— START —

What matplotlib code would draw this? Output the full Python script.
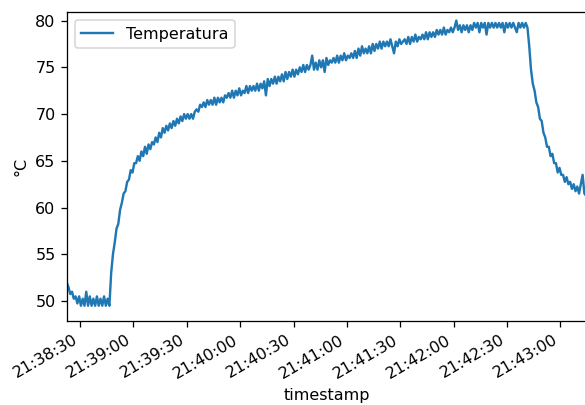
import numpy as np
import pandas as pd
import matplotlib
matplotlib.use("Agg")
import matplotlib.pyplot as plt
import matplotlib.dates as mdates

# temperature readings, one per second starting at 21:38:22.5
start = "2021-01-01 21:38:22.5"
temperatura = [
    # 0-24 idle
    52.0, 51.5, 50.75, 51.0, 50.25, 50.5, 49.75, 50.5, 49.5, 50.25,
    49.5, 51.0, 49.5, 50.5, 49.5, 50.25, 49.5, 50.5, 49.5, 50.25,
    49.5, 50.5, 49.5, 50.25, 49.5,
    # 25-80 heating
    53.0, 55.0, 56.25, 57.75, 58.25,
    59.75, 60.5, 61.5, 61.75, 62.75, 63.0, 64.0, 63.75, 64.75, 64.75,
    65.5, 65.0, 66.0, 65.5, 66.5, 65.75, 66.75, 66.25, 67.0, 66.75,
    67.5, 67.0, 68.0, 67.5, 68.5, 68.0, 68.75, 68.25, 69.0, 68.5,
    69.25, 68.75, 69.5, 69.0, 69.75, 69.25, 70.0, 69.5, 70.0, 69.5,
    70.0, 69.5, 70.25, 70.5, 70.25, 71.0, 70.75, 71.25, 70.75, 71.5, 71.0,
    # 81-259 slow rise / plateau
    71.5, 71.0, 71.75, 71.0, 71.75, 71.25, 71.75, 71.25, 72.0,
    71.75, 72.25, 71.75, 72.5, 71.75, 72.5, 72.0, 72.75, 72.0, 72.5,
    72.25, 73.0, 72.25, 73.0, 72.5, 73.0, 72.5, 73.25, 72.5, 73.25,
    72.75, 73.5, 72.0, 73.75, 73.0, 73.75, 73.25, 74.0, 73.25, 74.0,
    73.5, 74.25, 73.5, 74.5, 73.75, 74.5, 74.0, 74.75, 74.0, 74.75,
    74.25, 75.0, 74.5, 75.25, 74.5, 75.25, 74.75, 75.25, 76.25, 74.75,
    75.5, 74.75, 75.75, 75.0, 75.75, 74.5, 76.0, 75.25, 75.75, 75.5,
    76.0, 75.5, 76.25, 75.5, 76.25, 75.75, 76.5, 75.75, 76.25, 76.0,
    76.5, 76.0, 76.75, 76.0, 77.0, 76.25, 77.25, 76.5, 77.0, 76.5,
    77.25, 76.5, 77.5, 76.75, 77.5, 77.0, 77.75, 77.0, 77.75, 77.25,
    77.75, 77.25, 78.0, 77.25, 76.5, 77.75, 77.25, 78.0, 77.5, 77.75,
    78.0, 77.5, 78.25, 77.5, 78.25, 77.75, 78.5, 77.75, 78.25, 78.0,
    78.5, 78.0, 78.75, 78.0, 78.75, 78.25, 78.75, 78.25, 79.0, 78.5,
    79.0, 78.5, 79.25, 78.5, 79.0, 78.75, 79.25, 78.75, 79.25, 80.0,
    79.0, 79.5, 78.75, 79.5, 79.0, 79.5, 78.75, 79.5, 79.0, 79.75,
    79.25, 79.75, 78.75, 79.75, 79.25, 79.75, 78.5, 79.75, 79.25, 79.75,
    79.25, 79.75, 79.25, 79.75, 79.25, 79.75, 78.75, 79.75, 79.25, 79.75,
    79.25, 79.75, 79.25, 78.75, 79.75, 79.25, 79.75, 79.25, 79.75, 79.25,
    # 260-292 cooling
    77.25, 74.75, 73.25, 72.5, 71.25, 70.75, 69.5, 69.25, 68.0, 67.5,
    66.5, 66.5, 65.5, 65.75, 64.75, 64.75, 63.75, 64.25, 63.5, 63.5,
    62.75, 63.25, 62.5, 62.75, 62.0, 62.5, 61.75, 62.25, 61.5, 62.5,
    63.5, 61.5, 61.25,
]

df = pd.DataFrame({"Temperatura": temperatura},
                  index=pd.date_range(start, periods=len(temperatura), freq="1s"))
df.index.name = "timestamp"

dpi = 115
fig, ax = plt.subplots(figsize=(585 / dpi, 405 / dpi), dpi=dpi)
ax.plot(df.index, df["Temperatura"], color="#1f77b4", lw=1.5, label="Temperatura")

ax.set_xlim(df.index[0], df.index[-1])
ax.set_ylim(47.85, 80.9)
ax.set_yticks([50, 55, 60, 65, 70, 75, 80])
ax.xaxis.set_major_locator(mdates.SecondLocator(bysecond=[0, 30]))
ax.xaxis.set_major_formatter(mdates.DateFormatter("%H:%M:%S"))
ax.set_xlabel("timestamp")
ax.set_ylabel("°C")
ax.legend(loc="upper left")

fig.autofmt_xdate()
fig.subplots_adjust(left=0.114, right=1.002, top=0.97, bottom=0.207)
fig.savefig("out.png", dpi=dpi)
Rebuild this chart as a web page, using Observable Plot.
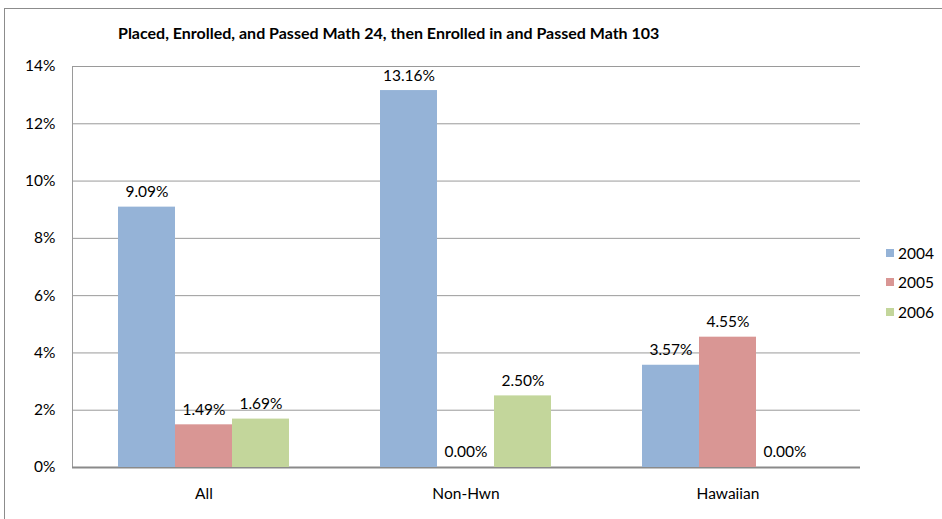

— END —

_SET EXERCISE_: Repeat the listing above from its first line through the line that contains "import matplotlib.dates as mdates", both included, and nothing more. Drop the pictures.

_ANSWER BELOW_:
What matplotlib code would draw this? Output the full Python script.
import numpy as np
import pandas as pd
import matplotlib
matplotlib.use("Agg")
import matplotlib.pyplot as plt
import matplotlib.dates as mdates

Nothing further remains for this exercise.